**Instructions to follow:** Return each line of the data below exactly, omitting any pictures.

**Supplied material:**
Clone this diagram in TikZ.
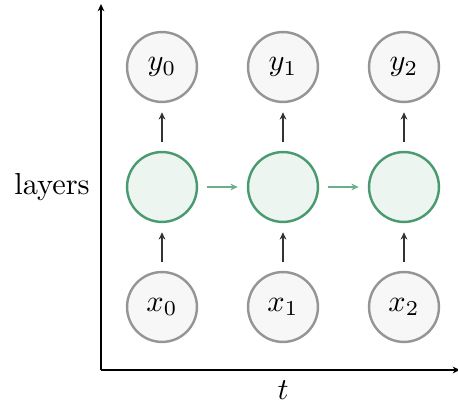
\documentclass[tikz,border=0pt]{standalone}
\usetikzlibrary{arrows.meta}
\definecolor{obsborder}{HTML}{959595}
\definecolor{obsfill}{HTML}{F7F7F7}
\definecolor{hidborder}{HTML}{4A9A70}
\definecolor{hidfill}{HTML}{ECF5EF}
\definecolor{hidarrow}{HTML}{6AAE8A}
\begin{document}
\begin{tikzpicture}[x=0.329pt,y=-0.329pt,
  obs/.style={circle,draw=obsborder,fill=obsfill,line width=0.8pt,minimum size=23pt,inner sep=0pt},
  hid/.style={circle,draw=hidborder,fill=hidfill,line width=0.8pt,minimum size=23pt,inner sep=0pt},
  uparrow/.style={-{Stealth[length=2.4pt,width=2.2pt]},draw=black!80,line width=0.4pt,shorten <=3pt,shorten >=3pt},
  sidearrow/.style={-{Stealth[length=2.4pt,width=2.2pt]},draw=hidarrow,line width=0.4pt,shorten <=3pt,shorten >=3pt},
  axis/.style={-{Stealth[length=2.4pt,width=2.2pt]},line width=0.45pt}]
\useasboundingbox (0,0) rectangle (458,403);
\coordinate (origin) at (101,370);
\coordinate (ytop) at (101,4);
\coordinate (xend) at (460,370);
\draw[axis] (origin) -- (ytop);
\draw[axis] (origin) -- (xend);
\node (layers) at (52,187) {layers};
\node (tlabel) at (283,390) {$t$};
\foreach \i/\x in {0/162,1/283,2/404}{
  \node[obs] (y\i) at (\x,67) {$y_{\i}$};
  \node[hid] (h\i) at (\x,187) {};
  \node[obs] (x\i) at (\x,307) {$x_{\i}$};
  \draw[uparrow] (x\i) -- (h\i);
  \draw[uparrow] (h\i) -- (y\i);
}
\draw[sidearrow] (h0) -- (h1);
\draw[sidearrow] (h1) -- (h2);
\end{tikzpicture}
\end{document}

**Exercise response:**
Clone this diagram in TikZ.
\documentclass[tikz,border=0pt]{standalone}
\usetikzlibrary{arrows.meta}
\definecolor{obsborder}{HTML}{959595}
\definecolor{obsfill}{HTML}{F7F7F7}
\definecolor{hidborder}{HTML}{4A9A70}
\definecolor{hidfill}{HTML}{ECF5EF}
\definecolor{hidarrow}{HTML}{6AAE8A}
\begin{document}
\begin{tikzpicture}[x=0.329pt,y=-0.329pt,
  obs/.style={circle,draw=obsborder,fill=obsfill,line width=0.8pt,minimum size=23pt,inner sep=0pt},
  hid/.style={circle,draw=hidborder,fill=hidfill,line width=0.8pt,minimum size=23pt,inner sep=0pt},
  uparrow/.style={-{Stealth[length=2.4pt,width=2.2pt]},draw=black!80,line width=0.4pt,shorten <=3pt,shorten >=3pt},
  sidearrow/.style={-{Stealth[length=2.4pt,width=2.2pt]},draw=hidarrow,line width=0.4pt,shorten <=3pt,shorten >=3pt},
  axis/.style={-{Stealth[length=2.4pt,width=2.2pt]},line width=0.45pt}]
\useasboundingbox (0,0) rectangle (458,403);
\coordinate (origin) at (101,370);
\coordinate (ytop) at (101,4);
\coordinate (xend) at (460,370);
\draw[axis] (origin) -- (ytop);
\draw[axis] (origin) -- (xend);
\node (layers) at (52,187) {layers};
\node (tlabel) at (283,390) {$t$};
\foreach \i/\x in {0/162,1/283,2/404}{
  \node[obs] (y\i) at (\x,67) {$y_{\i}$};
  \node[hid] (h\i) at (\x,187) {};
  \node[obs] (x\i) at (\x,307) {$x_{\i}$};
  \draw[uparrow] (x\i) -- (h\i);
  \draw[uparrow] (h\i) -- (y\i);
}
\draw[sidearrow] (h0) -- (h1);
\draw[sidearrow] (h1) -- (h2);
\end{tikzpicture}
\end{document}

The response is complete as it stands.